*Challenge:* Output every line of the material exactly, omitting images.

*Recorded information:*
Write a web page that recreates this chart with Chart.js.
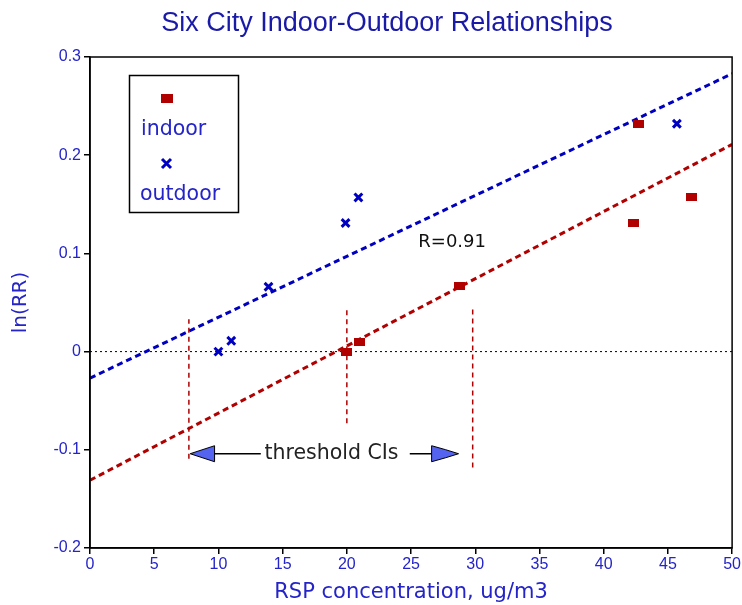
<!DOCTYPE html>
<html>
<head>
<meta charset="utf-8">
<script src="https://cdn.jsdelivr.net/npm/chart.js@4.4.1/dist/chart.umd.min.js"></script>
<style>
  html, body { margin: 0; padding: 0; background: #fff; }
  #wrap { width: 742px; height: 605px; position: relative; }
</style>
</head>
<body>
<div id="wrap"><canvas id="c"></canvas></div>
<script>
// ---- data ----
const indoorX  = [20, 21, 28.8, 42.3, 42.7, 46.8];
const indoorY  = [0.0, 0.010, 0.067, 0.131, 0.232, 0.157];
const outdoorX = [10, 11, 13.9, 19.9, 20.9, 45.7];
const outdoorY = [0.0, 0.011, 0.066, 0.131, 0.157, 0.232];
const fitX       = [0, 50];
const outdoorFit = [-0.027, 0.283];
const indoorFit  = [-0.131, 0.211];
const ciX    = [7.7, 20, 29.8];
const ciLow  = [-0.109, -0.073, -0.118];
const ciHigh = [0.033, 0.045, 0.043];
const xTicks = [0, 5, 10, 15, 20, 25, 30, 35, 40, 45, 50];
const yTicks = [-0.2, -0.1, 0, 0.1, 0.2, 0.3];
const legendLabels = ['indoor', 'outdoor'];
const titleText = 'Six City Indoor-Outdoor Relationships';
const rLabel = 'R=0.91';
const ciLabel = 'threshold CIs';

const RED = '#b00000';
const BLUE = '#0000c0';
const TEXTBLUE = '#2424c8';
const FONT = "'DejaVu Sans', sans-serif";
const TICKFONT = "'Liberation Sans', Arial, sans-serif";

// rectangle point style (wider than tall)
const rectImg = document.createElement('canvas');
rectImg.width = 11; rectImg.height = 8;
(function(){ const g = rectImg.getContext('2d'); g.fillStyle = RED; g.fillRect(0,0,11,8); })();

const pts = (xs, ys) => xs.map((x, i) => ({x, y: ys[i]}));

const datasets = [
  { label: 'indoor', type: 'scatter', data: pts(indoorX, indoorY), pointStyle: rectImg,
    backgroundColor: RED, borderColor: RED, order: 0 },
  { label: 'outdoor', type: 'scatter', data: pts(outdoorX, outdoorY), pointStyle: 'crossRot',
    radius: 5.5, borderWidth: 3, borderColor: BLUE, backgroundColor: BLUE, order: 0 },
  { label: 'outdoor fit', type: 'line', data: pts(fitX, outdoorFit), borderColor: BLUE,
    borderWidth: 3, borderDash: [6, 4], pointRadius: 0, fill: false, order: 2 },
  { label: 'indoor fit', type: 'line', data: pts(fitX, indoorFit), borderColor: RED,
    borderWidth: 3, borderDash: [6, 4], pointRadius: 0, fill: false, order: 2 },
  { label: 'zero', type: 'line', data: pts(fitX, [0, 0]), borderColor: '#000',
    borderWidth: 1, borderDash: [2, 3], pointRadius: 0, fill: false, order: 3 }
];
ciX.forEach((x, i) => {
  datasets.push({ label: 'ci' + i, type: 'line', data: [{x, y: ciLow[i]}, {x, y: ciHigh[i]}],
    borderColor: RED, borderWidth: 1.5, borderDash: [5, 4], pointRadius: 0, fill: false, order: 3 });
});

const extras = {
  id: 'extras',
  afterDraw(chart) {
    const ctx = chart.ctx, xs = chart.scales.x, ys = chart.scales.y, a = chart.chartArea;
    ctx.save();
    // title
    ctx.fillStyle = '#1a1aa8';
    ctx.font = "27px 'Liberation Sans', Arial, sans-serif";
    ctx.textAlign = 'center'; ctx.textBaseline = 'middle';
    ctx.fillText(titleText, 387, 24);

    // frame
    ctx.strokeStyle = '#000'; ctx.lineWidth = 1.5;
    ctx.strokeRect(a.left, a.top, a.right - a.left, a.bottom - a.top);

    // R label
    ctx.fillStyle = '#111';
    ctx.font = "18px " + FONT;
    ctx.fillText(rLabel, xs.getPixelForValue(28.2), ys.getPixelForValue(0.111));

    // threshold CI arrows
    const ay = ys.getPixelForValue(-0.104);
    const px = v => xs.getPixelForValue(v);
    ctx.strokeStyle = '#000'; ctx.lineWidth = 1.5;
    ctx.beginPath();
    ctx.moveTo(px(9.6), ay); ctx.lineTo(px(13.3), ay);
    ctx.moveTo(px(24.9), ay); ctx.lineTo(px(26.6), ay);
    ctx.stroke();
    ctx.fillStyle = '#5464f0'; ctx.lineWidth = 1;
    ctx.beginPath();
    ctx.moveTo(px(7.8), ay);
    ctx.lineTo(px(9.7), ay - 8);
    ctx.lineTo(px(9.7), ay + 8);
    ctx.closePath(); ctx.fill(); ctx.stroke();
    ctx.beginPath();
    ctx.moveTo(px(26.6), ay - 8);
    ctx.lineTo(px(27.7), ay - 4);
    ctx.lineTo(px(28.7), ay);
    ctx.lineTo(px(27.7), ay + 4);
    ctx.lineTo(px(26.6), ay + 8);
    ctx.closePath(); ctx.fill(); ctx.stroke();
    ctx.fillStyle = '#222';
    ctx.font = "20.5px " + FONT;
    ctx.textAlign = 'center';
    ctx.fillText(ciLabel, px(18.8), ay);

    // legend box
    ctx.strokeStyle = '#000'; ctx.lineWidth = 1.5;
    ctx.strokeRect(129.5, 75.5, 109, 137);
    ctx.drawImage(rectImg, 161, 94, 12, 9);
    ctx.strokeStyle = BLUE; ctx.lineWidth = 3;
    ctx.beginPath();
    ctx.moveTo(162, 159); ctx.lineTo(171, 168);
    ctx.moveTo(171, 159); ctx.lineTo(162, 168);
    ctx.stroke();
    ctx.fillStyle = TEXTBLUE;
    ctx.font = "20.5px " + FONT;
    ctx.textAlign = 'left'; ctx.textBaseline = 'alphabetic';
    ctx.fillText(legendLabels[0], 141, 135);
    ctx.fillText(legendLabels[1], 140, 200);
    ctx.restore();
  }
};

new Chart(document.getElementById('c'), {
  data: { datasets },
  options: {
    responsive: true, maintainAspectRatio: false, animation: false,
    layout: { padding: { left: 0, right: 8, top: 57, bottom: 0 } },
    plugins: {
      legend: { display: false },
      tooltip: { enabled: false },
      title: { display: false }
    },
    scales: {
      x: {
        type: 'linear', min: 0, max: 50,
        afterFit(s) { s.height = 57; },
        afterBuildTicks(s) { s.ticks = xTicks.map(v => ({value: v})); },
        ticks: { color: TEXTBLUE, font: { family: TICKFONT, size: 16 }, padding: 1, maxRotation: 0 },
        grid: { drawOnChartArea: false, drawTicks: true, tickLength: 6, color: '#000', lineWidth: 1.5 },
        border: { display: true, color: '#000', width: 1.5 },
        title: { display: true, text: 'RSP concentration, ug/m3', color: TEXTBLUE,
                 font: { family: FONT, size: 21 }, padding: { top: 2, bottom: 0 } }
      },
      y: {
        type: 'linear', min: -0.2, max: 0.3,
        afterFit(s) { s.width = 90; },
        afterBuildTicks(s) { s.ticks = yTicks.map(v => ({value: v})); },
        ticks: { color: TEXTBLUE, font: { family: TICKFONT, size: 16 }, padding: 3,
                 callback: v => String(Number(v.toFixed(1))) },
        grid: { drawOnChartArea: false, drawTicks: true, tickLength: 6, color: '#000', lineWidth: 1.5 },
        border: { display: true, color: '#000', width: 1.5 },
        title: { display: true, text: 'ln(RR)', color: TEXTBLUE,
                 font: { family: FONT, size: 20 }, padding: { top: 9, bottom: 0 } }
      }
    }
  },
  plugins: [extras]
});
</script>
</body>
</html>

*Result:*
Write a web page that recreates this chart with Chart.js.
<!DOCTYPE html>
<html>
<head>
<meta charset="utf-8">
<script src="https://cdn.jsdelivr.net/npm/chart.js@4.4.1/dist/chart.umd.min.js"></script>
<style>
  html, body { margin: 0; padding: 0; background: #fff; }
  #wrap { width: 742px; height: 605px; position: relative; }
</style>
</head>
<body>
<div id="wrap"><canvas id="c"></canvas></div>
<script>
// ---- data ----
const indoorX  = [20, 21, 28.8, 42.3, 42.7, 46.8];
const indoorY  = [0.0, 0.010, 0.067, 0.131, 0.232, 0.157];
const outdoorX = [10, 11, 13.9, 19.9, 20.9, 45.7];
const outdoorY = [0.0, 0.011, 0.066, 0.131, 0.157, 0.232];
const fitX       = [0, 50];
const outdoorFit = [-0.027, 0.283];
const indoorFit  = [-0.131, 0.211];
const ciX    = [7.7, 20, 29.8];
const ciLow  = [-0.109, -0.073, -0.118];
const ciHigh = [0.033, 0.045, 0.043];
const xTicks = [0, 5, 10, 15, 20, 25, 30, 35, 40, 45, 50];
const yTicks = [-0.2, -0.1, 0, 0.1, 0.2, 0.3];
const legendLabels = ['indoor', 'outdoor'];
const titleText = 'Six City Indoor-Outdoor Relationships';
const rLabel = 'R=0.91';
const ciLabel = 'threshold CIs';

const RED = '#b00000';
const BLUE = '#0000c0';
const TEXTBLUE = '#2424c8';
const FONT = "'DejaVu Sans', sans-serif";
const TICKFONT = "'Liberation Sans', Arial, sans-serif";

// rectangle point style (wider than tall)
const rectImg = document.createElement('canvas');
rectImg.width = 11; rectImg.height = 8;
(function(){ const g = rectImg.getContext('2d'); g.fillStyle = RED; g.fillRect(0,0,11,8); })();

const pts = (xs, ys) => xs.map((x, i) => ({x, y: ys[i]}));

const datasets = [
  { label: 'indoor', type: 'scatter', data: pts(indoorX, indoorY), pointStyle: rectImg,
    backgroundColor: RED, borderColor: RED, order: 0 },
  { label: 'outdoor', type: 'scatter', data: pts(outdoorX, outdoorY), pointStyle: 'crossRot',
    radius: 5.5, borderWidth: 3, borderColor: BLUE, backgroundColor: BLUE, order: 0 },
  { label: 'outdoor fit', type: 'line', data: pts(fitX, outdoorFit), borderColor: BLUE,
    borderWidth: 3, borderDash: [6, 4], pointRadius: 0, fill: false, order: 2 },
  { label: 'indoor fit', type: 'line', data: pts(fitX, indoorFit), borderColor: RED,
    borderWidth: 3, borderDash: [6, 4], pointRadius: 0, fill: false, order: 2 },
  { label: 'zero', type: 'line', data: pts(fitX, [0, 0]), borderColor: '#000',
    borderWidth: 1, borderDash: [2, 3], pointRadius: 0, fill: false, order: 3 }
];
ciX.forEach((x, i) => {
  datasets.push({ label: 'ci' + i, type: 'line', data: [{x, y: ciLow[i]}, {x, y: ciHigh[i]}],
    borderColor: RED, borderWidth: 1.5, borderDash: [5, 4], pointRadius: 0, fill: false, order: 3 });
});

const extras = {
  id: 'extras',
  afterDraw(chart) {
    const ctx = chart.ctx, xs = chart.scales.x, ys = chart.scales.y, a = chart.chartArea;
    ctx.save();
    // title
    ctx.fillStyle = '#1a1aa8';
    ctx.font = "27px 'Liberation Sans', Arial, sans-serif";
    ctx.textAlign = 'center'; ctx.textBaseline = 'middle';
    ctx.fillText(titleText, 387, 24);

    // frame
    ctx.strokeStyle = '#000'; ctx.lineWidth = 1.5;
    ctx.strokeRect(a.left, a.top, a.right - a.left, a.bottom - a.top);

    // R label
    ctx.fillStyle = '#111';
    ctx.font = "18px " + FONT;
    ctx.fillText(rLabel, xs.getPixelForValue(28.2), ys.getPixelForValue(0.111));

    // threshold CI arrows
    const ay = ys.getPixelForValue(-0.104);
    const px = v => xs.getPixelForValue(v);
    ctx.strokeStyle = '#000'; ctx.lineWidth = 1.5;
    ctx.beginPath();
    ctx.moveTo(px(9.6), ay); ctx.lineTo(px(13.3), ay);
    ctx.moveTo(px(24.9), ay); ctx.lineTo(px(26.6), ay);
    ctx.stroke();
    ctx.fillStyle = '#5464f0'; ctx.lineWidth = 1;
    ctx.beginPath();
    ctx.moveTo(px(7.8), ay);
    ctx.lineTo(px(9.7), ay - 8);
    ctx.lineTo(px(9.7), ay + 8);
    ctx.closePath(); ctx.fill(); ctx.stroke();
    ctx.beginPath();
    ctx.moveTo(px(26.6), ay - 8);
    ctx.lineTo(px(27.7), ay - 4);
    ctx.lineTo(px(28.7), ay);
    ctx.lineTo(px(27.7), ay + 4);
    ctx.lineTo(px(26.6), ay + 8);
    ctx.closePath(); ctx.fill(); ctx.stroke();
    ctx.fillStyle = '#222';
    ctx.font = "20.5px " + FONT;
    ctx.textAlign = 'center';
    ctx.fillText(ciLabel, px(18.8), ay);

    // legend box
    ctx.strokeStyle = '#000'; ctx.lineWidth = 1.5;
    ctx.strokeRect(129.5, 75.5, 109, 137);
    ctx.drawImage(rectImg, 161, 94, 12, 9);
    ctx.strokeStyle = BLUE; ctx.lineWidth = 3;
    ctx.beginPath();
    ctx.moveTo(162, 159); ctx.lineTo(171, 168);
    ctx.moveTo(171, 159); ctx.lineTo(162, 168);
    ctx.stroke();
    ctx.fillStyle = TEXTBLUE;
    ctx.font = "20.5px " + FONT;
    ctx.textAlign = 'left'; ctx.textBaseline = 'alphabetic';
    ctx.fillText(legendLabels[0], 141, 135);
    ctx.fillText(legendLabels[1], 140, 200);
    ctx.restore();
  }
};

new Chart(document.getElementById('c'), {
  data: { datasets },
  options: {
    responsive: true, maintainAspectRatio: false, animation: false,
    layout: { padding: { left: 0, right: 8, top: 57, bottom: 0 } },
    plugins: {
      legend: { display: false },
      tooltip: { enabled: false },
      title: { display: false }
    },
    scales: {
      x: {
        type: 'linear', min: 0, max: 50,
        afterFit(s) { s.height = 57; },
        afterBuildTicks(s) { s.ticks = xTicks.map(v => ({value: v})); },
        ticks: { color: TEXTBLUE, font: { family: TICKFONT, size: 16 }, padding: 1, maxRotation: 0 },
        grid: { drawOnChartArea: false, drawTicks: true, tickLength: 6, color: '#000', lineWidth: 1.5 },
        border: { display: true, color: '#000', width: 1.5 },
        title: { display: true, text: 'RSP concentration, ug/m3', color: TEXTBLUE,
                 font: { family: FONT, size: 21 }, padding: { top: 2, bottom: 0 } }
      },
      y: {
        type: 'linear', min: -0.2, max: 0.3,
        afterFit(s) { s.width = 90; },
        afterBuildTicks(s) { s.ticks = yTicks.map(v => ({value: v})); },
        ticks: { color: TEXTBLUE, font: { family: TICKFONT, size: 16 }, padding: 3,
                 callback: v => String(Number(v.toFixed(1))) },
        grid: { drawOnChartArea: false, drawTicks: true, tickLength: 6, color: '#000', lineWidth: 1.5 },
        border: { display: true, color: '#000', width: 1.5 },
        title: { display: true, text: 'ln(RR)', color: TEXTBLUE,
                 font: { family: FONT, size: 20 }, padding: { top: 9, bottom: 0 } }
      }
    }
  },
  plugins: [extras]
});
</script>
</body>
</html>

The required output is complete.